EDMONTON: The Canadian Taxpayers Federation (CTF) is calling on Alberta MLAs to amend Bill 24 (Fiscal Responsibility Amendment Act, 2006) to decrease the amount of resource revenues used for budgeting back to $4 billion, rather than increasing it to $5.3 billion.
Bill 24 currently proposes to increase the initial spending cap of resource revenues from the current $4.75 billion up to $5.3 billion, the third increase in as many years.
"This government is playing a dangerous game of chicken by increasing their reliance on non-renewable, non-reliable, resource revenues to fund core programs like health, education and children's services," said CTF-Alberta director, Scott Hennig.
"If anything the government should be reducing their reliance on oil and gas revenues," continued Hennig.

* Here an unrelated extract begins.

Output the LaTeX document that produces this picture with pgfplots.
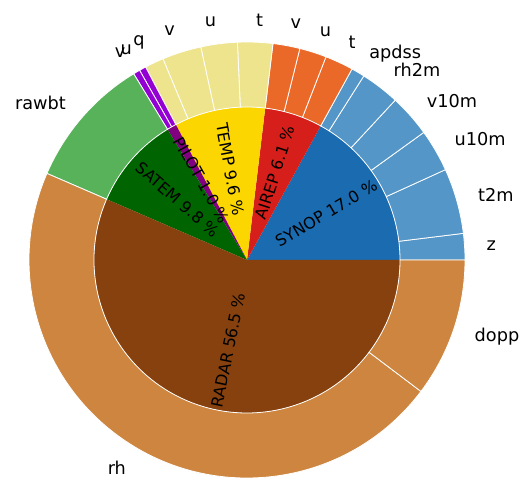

The Fiscal Responsibility Act was first amended in 2003 to establish the Sustainability Fund and cap the amount of initial spending of resource revenues at $3.5 billion. A year later that cap was raised to $4 billion. In 2005, the cap was once again raised to $4.75 billion.
"Albertans should be worried about this trend," concluded Hennig. "If resource revenues drop to where they were, just in 2000, this new spending cap will force the province to either cut program funding or dip into savings to balance their budget."
When first established in 2003, the spending cap represented nearly 150% of the ten-year-low of non-renewable resource revenues collected by the province (1998-99). If Bill 24 is passed in its current form the province would now be spending more than double what its ten-year-low in non-renewable resource revenues collected.